Scott Moskowitz, vice president of market strategy and industry affairs for Qcells, said the company built its first American factory up the road in Dalton during the first Trump administration in response to Trump's protectionist trade policy. Moskowitz argues that a quick curtailment of federal subsidies undercuts Trump's goal of bolstering domestic manufacturing, pushing buyers back to Chinese-controlled producers.
Some local Republicans are expressing alarm, with 16 GOP state legislators imploring Congress in a June 17 letter to preserve tax breaks for solar panels.
'We urge you not to weaken the tax credits, as doing so would only harm the manufacturing renaissance in Georgia while creating opportunities for Chinese companies to take over the solar industry,' wrote the Georgia lawmakers, led by Republican state Rep. Matthew Gambill of Cartersville.

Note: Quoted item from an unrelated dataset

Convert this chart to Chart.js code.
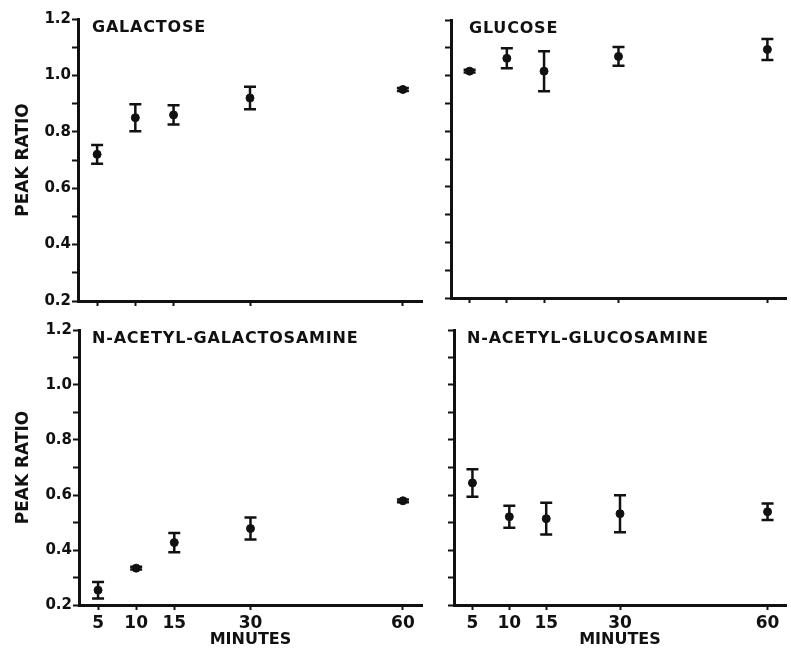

Some argue it's unfair for Congress to pull the rug out after companies relied on the promise of federal support to invest huge sums.

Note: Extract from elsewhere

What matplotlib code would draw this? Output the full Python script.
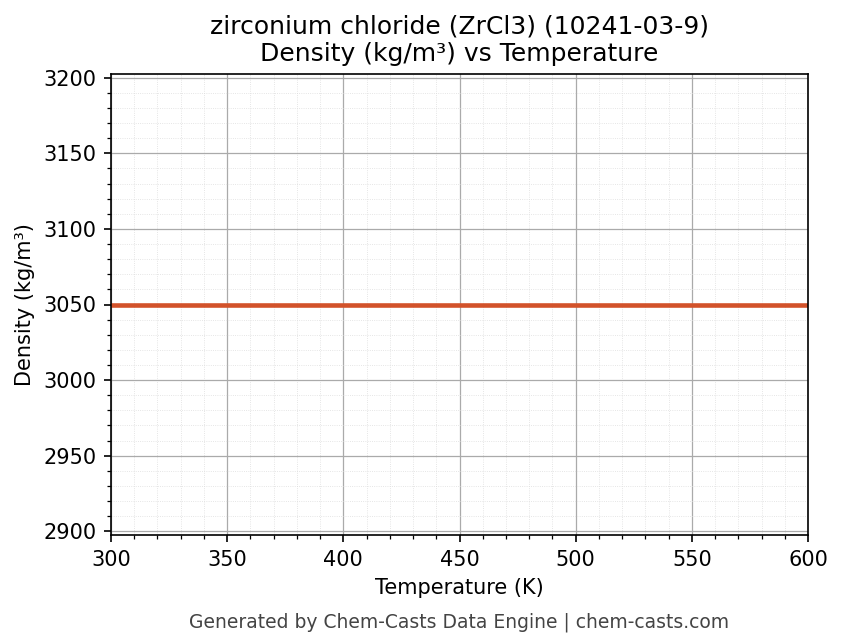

'I would like to think that from a business perspective that when you have agreements in place that you carry those out to fulfillment,' Cartersville Mayor Matt Santini said.
Clean energy projects have overwhelmingly located in Republican-held congressional districts, with a report by Atlas Public Policy finding GOP districts host 77% of planned spending.
But Republican U.S. Rep. Barry Loudermilk, who lives in Bartow County, praised the cuts when they passed the House in May, saying the bill would 'unleash American energy stifled by the Democrats' Green New scam' and lauding expansion of oil, gas and coal production on federal lands.
Republican Gov. Brian Kemp says he's staying out of the debate.
'Our position is that Congress needs to be the one to decide the future of the IRA,' said Kemp spokesperson Garrison Douglas.
Kemp loves green energy investments and jobs, and even declared that his goal is to make Georgia the 'electric mobility capital of America.' But Kemp and Ossoff clash over who should get credit for Georgia's green energy boom. Kemp sharply disputes that the Biden-era incentives spurred the flood of investment, saying many industries were already on their way before the Inflation Reduction Act was passed.
Unlike his current silence, Kemp vociferously opposed some domestic content requirements that made it hard for Hyundai to access the same tax credits as unionized U.S.-based automakers.
'Just generally speaking, the Inflation Reduction Act picked winners and losers, and we saw that negatively impact our partners,' Douglas said.
All nine of Georgia's Republican House members voted to support the bill, including U.S. Rep Buddy Carter, who earlier signed a letter supporting green energy subsidies. Carter, who is seeking the GOP nomination to oppose Ossoff for Senate in 2026, represents a coastal district that includes a $7.6 billion Hyundai plant in Ellabell that started production last year.
Hyundai wants to make batteries at what would be a 3,500-employee plant near Cartersville so that Hyundai and Kia buyers can fully take advantage of the $7,500 tax credit for electric vehicles. Those credits would end six months after the bill is enacted under the current version.
The company is publicly sidestepping the current legislative fight. But with American demand for electric vehicles slow to take off, Hyundai now says it will also build gas-electric hybrid vehicles in Ellabell, once projected to make only electric vehicles.
'We remain focused on electrification because we believe it represents a significant long-term opportunity,' Hyundai spokesperson Michael Stewart said in a statement. 'At the same time, our business is driven by consumer demand, which is why we continue to offer a full range of powertrains.'
Bartow County leaders say it's in everyone's interest to keep the projects on solid footing and that jobs should outweigh politics.
'I don't know that people are lining up along party lines over this topic,' Santini said.
But Ossoff says partisanship is motivating many Georgia Republicans to turn their backs on the state's economic interests.
'For national Republicans right now, loyalty to Trump is more important than anything else, and this is what Trump says he wants,' Ossoff said.